■ GIVEN MATERIAL ■
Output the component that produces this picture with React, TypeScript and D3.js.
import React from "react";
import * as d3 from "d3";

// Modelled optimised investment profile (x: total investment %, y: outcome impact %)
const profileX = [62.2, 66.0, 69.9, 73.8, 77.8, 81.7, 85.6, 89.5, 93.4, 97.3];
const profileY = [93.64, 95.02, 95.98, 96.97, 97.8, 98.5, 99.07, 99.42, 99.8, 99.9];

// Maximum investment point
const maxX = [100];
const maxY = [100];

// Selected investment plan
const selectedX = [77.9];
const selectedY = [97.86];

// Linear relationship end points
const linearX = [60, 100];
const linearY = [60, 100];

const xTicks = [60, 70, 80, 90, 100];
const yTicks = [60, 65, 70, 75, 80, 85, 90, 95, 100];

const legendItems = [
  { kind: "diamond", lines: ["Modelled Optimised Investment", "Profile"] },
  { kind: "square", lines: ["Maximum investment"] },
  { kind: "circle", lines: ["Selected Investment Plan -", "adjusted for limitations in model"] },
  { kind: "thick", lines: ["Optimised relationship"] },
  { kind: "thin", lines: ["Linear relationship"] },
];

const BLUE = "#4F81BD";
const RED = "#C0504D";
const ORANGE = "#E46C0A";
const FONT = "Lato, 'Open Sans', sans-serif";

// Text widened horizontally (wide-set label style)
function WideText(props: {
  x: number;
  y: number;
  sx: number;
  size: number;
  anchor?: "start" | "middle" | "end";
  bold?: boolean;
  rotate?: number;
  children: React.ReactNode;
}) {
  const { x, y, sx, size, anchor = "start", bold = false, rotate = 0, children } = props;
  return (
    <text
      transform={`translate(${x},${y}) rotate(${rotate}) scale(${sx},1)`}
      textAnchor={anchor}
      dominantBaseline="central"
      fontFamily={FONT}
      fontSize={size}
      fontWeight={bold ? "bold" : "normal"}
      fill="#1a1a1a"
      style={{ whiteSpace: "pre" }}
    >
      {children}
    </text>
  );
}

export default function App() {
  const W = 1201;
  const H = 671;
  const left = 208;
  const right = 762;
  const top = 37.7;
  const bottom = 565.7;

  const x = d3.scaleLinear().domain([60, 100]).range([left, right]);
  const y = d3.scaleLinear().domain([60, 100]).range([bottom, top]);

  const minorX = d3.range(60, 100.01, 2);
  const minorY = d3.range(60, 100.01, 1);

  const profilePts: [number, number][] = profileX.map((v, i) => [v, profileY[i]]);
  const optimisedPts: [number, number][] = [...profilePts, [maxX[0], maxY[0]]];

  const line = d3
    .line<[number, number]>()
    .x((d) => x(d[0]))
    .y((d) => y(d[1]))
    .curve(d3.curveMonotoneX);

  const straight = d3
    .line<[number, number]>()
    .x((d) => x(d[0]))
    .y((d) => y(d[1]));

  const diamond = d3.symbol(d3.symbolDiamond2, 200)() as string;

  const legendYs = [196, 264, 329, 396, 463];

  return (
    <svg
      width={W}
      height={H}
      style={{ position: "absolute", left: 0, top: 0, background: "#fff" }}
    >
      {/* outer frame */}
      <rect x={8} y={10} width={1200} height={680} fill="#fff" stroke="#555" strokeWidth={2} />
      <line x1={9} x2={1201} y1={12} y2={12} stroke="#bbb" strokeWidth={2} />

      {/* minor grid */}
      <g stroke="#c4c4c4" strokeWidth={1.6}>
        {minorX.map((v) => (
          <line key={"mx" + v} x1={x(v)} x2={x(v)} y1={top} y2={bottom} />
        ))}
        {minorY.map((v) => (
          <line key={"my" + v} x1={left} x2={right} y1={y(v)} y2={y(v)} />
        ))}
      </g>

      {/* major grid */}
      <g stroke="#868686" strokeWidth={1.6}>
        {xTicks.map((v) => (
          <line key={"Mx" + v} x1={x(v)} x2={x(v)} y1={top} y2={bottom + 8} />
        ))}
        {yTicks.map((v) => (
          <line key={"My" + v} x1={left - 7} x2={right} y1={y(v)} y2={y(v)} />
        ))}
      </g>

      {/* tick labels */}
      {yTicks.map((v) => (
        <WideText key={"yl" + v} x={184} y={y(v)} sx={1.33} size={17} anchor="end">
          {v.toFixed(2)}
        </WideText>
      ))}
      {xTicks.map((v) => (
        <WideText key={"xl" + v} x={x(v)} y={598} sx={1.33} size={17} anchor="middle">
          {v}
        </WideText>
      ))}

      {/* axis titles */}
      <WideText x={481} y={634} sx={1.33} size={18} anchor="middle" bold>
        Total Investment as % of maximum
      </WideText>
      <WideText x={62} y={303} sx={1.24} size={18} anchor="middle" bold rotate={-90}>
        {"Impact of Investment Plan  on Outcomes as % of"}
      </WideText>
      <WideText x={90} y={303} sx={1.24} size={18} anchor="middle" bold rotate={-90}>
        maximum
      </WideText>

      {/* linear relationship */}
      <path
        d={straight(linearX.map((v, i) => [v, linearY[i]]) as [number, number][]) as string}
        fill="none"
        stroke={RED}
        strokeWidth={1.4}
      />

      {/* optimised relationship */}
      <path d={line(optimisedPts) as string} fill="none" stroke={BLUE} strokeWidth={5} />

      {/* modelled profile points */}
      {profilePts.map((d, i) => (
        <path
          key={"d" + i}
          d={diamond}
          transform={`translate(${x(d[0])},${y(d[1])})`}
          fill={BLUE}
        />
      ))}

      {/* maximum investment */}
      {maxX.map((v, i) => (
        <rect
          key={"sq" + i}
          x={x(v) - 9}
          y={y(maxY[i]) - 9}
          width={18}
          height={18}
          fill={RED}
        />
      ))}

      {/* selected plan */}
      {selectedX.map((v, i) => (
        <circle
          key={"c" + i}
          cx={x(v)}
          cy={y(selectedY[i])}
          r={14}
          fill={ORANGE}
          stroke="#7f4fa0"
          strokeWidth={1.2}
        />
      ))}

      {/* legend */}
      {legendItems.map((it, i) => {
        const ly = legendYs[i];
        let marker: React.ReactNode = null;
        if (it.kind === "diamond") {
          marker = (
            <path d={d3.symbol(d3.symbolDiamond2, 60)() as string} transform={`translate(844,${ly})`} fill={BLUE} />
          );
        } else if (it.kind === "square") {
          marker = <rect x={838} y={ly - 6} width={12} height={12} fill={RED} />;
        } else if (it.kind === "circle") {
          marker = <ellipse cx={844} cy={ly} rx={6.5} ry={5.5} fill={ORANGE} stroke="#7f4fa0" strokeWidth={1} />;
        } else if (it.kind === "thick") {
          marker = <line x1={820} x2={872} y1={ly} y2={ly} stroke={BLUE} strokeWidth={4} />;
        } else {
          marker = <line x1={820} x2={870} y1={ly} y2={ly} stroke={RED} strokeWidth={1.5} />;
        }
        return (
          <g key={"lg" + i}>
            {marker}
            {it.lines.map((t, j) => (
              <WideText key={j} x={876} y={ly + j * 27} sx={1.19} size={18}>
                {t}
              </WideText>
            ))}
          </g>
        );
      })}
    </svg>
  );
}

■ WORK REQUIRED ■
Retype the listing exactly, in full.

■ WRITTEN SOLUTION ■
Output the component that produces this picture with React, TypeScript and D3.js.
import React from "react";
import * as d3 from "d3";

// Modelled optimised investment profile (x: total investment %, y: outcome impact %)
const profileX = [62.2, 66.0, 69.9, 73.8, 77.8, 81.7, 85.6, 89.5, 93.4, 97.3];
const profileY = [93.64, 95.02, 95.98, 96.97, 97.8, 98.5, 99.07, 99.42, 99.8, 99.9];

// Maximum investment point
const maxX = [100];
const maxY = [100];

// Selected investment plan
const selectedX = [77.9];
const selectedY = [97.86];

// Linear relationship end points
const linearX = [60, 100];
const linearY = [60, 100];

const xTicks = [60, 70, 80, 90, 100];
const yTicks = [60, 65, 70, 75, 80, 85, 90, 95, 100];

const legendItems = [
  { kind: "diamond", lines: ["Modelled Optimised Investment", "Profile"] },
  { kind: "square", lines: ["Maximum investment"] },
  { kind: "circle", lines: ["Selected Investment Plan -", "adjusted for limitations in model"] },
  { kind: "thick", lines: ["Optimised relationship"] },
  { kind: "thin", lines: ["Linear relationship"] },
];

const BLUE = "#4F81BD";
const RED = "#C0504D";
const ORANGE = "#E46C0A";
const FONT = "Lato, 'Open Sans', sans-serif";

// Text widened horizontally (wide-set label style)
function WideText(props: {
  x: number;
  y: number;
  sx: number;
  size: number;
  anchor?: "start" | "middle" | "end";
  bold?: boolean;
  rotate?: number;
  children: React.ReactNode;
}) {
  const { x, y, sx, size, anchor = "start", bold = false, rotate = 0, children } = props;
  return (
    <text
      transform={`translate(${x},${y}) rotate(${rotate}) scale(${sx},1)`}
      textAnchor={anchor}
      dominantBaseline="central"
      fontFamily={FONT}
      fontSize={size}
      fontWeight={bold ? "bold" : "normal"}
      fill="#1a1a1a"
      style={{ whiteSpace: "pre" }}
    >
      {children}
    </text>
  );
}

export default function App() {
  const W = 1201;
  const H = 671;
  const left = 208;
  const right = 762;
  const top = 37.7;
  const bottom = 565.7;

  const x = d3.scaleLinear().domain([60, 100]).range([left, right]);
  const y = d3.scaleLinear().domain([60, 100]).range([bottom, top]);

  const minorX = d3.range(60, 100.01, 2);
  const minorY = d3.range(60, 100.01, 1);

  const profilePts: [number, number][] = profileX.map((v, i) => [v, profileY[i]]);
  const optimisedPts: [number, number][] = [...profilePts, [maxX[0], maxY[0]]];

  const line = d3
    .line<[number, number]>()
    .x((d) => x(d[0]))
    .y((d) => y(d[1]))
    .curve(d3.curveMonotoneX);

  const straight = d3
    .line<[number, number]>()
    .x((d) => x(d[0]))
    .y((d) => y(d[1]));

  const diamond = d3.symbol(d3.symbolDiamond2, 200)() as string;

  const legendYs = [196, 264, 329, 396, 463];

  return (
    <svg
      width={W}
      height={H}
      style={{ position: "absolute", left: 0, top: 0, background: "#fff" }}
    >
      {/* outer frame */}
      <rect x={8} y={10} width={1200} height={680} fill="#fff" stroke="#555" strokeWidth={2} />
      <line x1={9} x2={1201} y1={12} y2={12} stroke="#bbb" strokeWidth={2} />

      {/* minor grid */}
      <g stroke="#c4c4c4" strokeWidth={1.6}>
        {minorX.map((v) => (
          <line key={"mx" + v} x1={x(v)} x2={x(v)} y1={top} y2={bottom} />
        ))}
        {minorY.map((v) => (
          <line key={"my" + v} x1={left} x2={right} y1={y(v)} y2={y(v)} />
        ))}
      </g>

      {/* major grid */}
      <g stroke="#868686" strokeWidth={1.6}>
        {xTicks.map((v) => (
          <line key={"Mx" + v} x1={x(v)} x2={x(v)} y1={top} y2={bottom + 8} />
        ))}
        {yTicks.map((v) => (
          <line key={"My" + v} x1={left - 7} x2={right} y1={y(v)} y2={y(v)} />
        ))}
      </g>

      {/* tick labels */}
      {yTicks.map((v) => (
        <WideText key={"yl" + v} x={184} y={y(v)} sx={1.33} size={17} anchor="end">
          {v.toFixed(2)}
        </WideText>
      ))}
      {xTicks.map((v) => (
        <WideText key={"xl" + v} x={x(v)} y={598} sx={1.33} size={17} anchor="middle">
          {v}
        </WideText>
      ))}

      {/* axis titles */}
      <WideText x={481} y={634} sx={1.33} size={18} anchor="middle" bold>
        Total Investment as % of maximum
      </WideText>
      <WideText x={62} y={303} sx={1.24} size={18} anchor="middle" bold rotate={-90}>
        {"Impact of Investment Plan  on Outcomes as % of"}
      </WideText>
      <WideText x={90} y={303} sx={1.24} size={18} anchor="middle" bold rotate={-90}>
        maximum
      </WideText>

      {/* linear relationship */}
      <path
        d={straight(linearX.map((v, i) => [v, linearY[i]]) as [number, number][]) as string}
        fill="none"
        stroke={RED}
        strokeWidth={1.4}
      />

      {/* optimised relationship */}
      <path d={line(optimisedPts) as string} fill="none" stroke={BLUE} strokeWidth={5} />

      {/* modelled profile points */}
      {profilePts.map((d, i) => (
        <path
          key={"d" + i}
          d={diamond}
          transform={`translate(${x(d[0])},${y(d[1])})`}
          fill={BLUE}
        />
      ))}

      {/* maximum investment */}
      {maxX.map((v, i) => (
        <rect
          key={"sq" + i}
          x={x(v) - 9}
          y={y(maxY[i]) - 9}
          width={18}
          height={18}
          fill={RED}
        />
      ))}

      {/* selected plan */}
      {selectedX.map((v, i) => (
        <circle
          key={"c" + i}
          cx={x(v)}
          cy={y(selectedY[i])}
          r={14}
          fill={ORANGE}
          stroke="#7f4fa0"
          strokeWidth={1.2}
        />
      ))}

      {/* legend */}
      {legendItems.map((it, i) => {
        const ly = legendYs[i];
        let marker: React.ReactNode = null;
        if (it.kind === "diamond") {
          marker = (
            <path d={d3.symbol(d3.symbolDiamond2, 60)() as string} transform={`translate(844,${ly})`} fill={BLUE} />
          );
        } else if (it.kind === "square") {
          marker = <rect x={838} y={ly - 6} width={12} height={12} fill={RED} />;
        } else if (it.kind === "circle") {
          marker = <ellipse cx={844} cy={ly} rx={6.5} ry={5.5} fill={ORANGE} stroke="#7f4fa0" strokeWidth={1} />;
        } else if (it.kind === "thick") {
          marker = <line x1={820} x2={872} y1={ly} y2={ly} stroke={BLUE} strokeWidth={4} />;
        } else {
          marker = <line x1={820} x2={870} y1={ly} y2={ly} stroke={RED} strokeWidth={1.5} />;
        }
        return (
          <g key={"lg" + i}>
            {marker}
            {it.lines.map((t, j) => (
              <WideText key={j} x={876} y={ly + j * 27} sx={1.19} size={18}>
                {t}
              </WideText>
            ))}
          </g>
        );
      })}
    </svg>
  );
}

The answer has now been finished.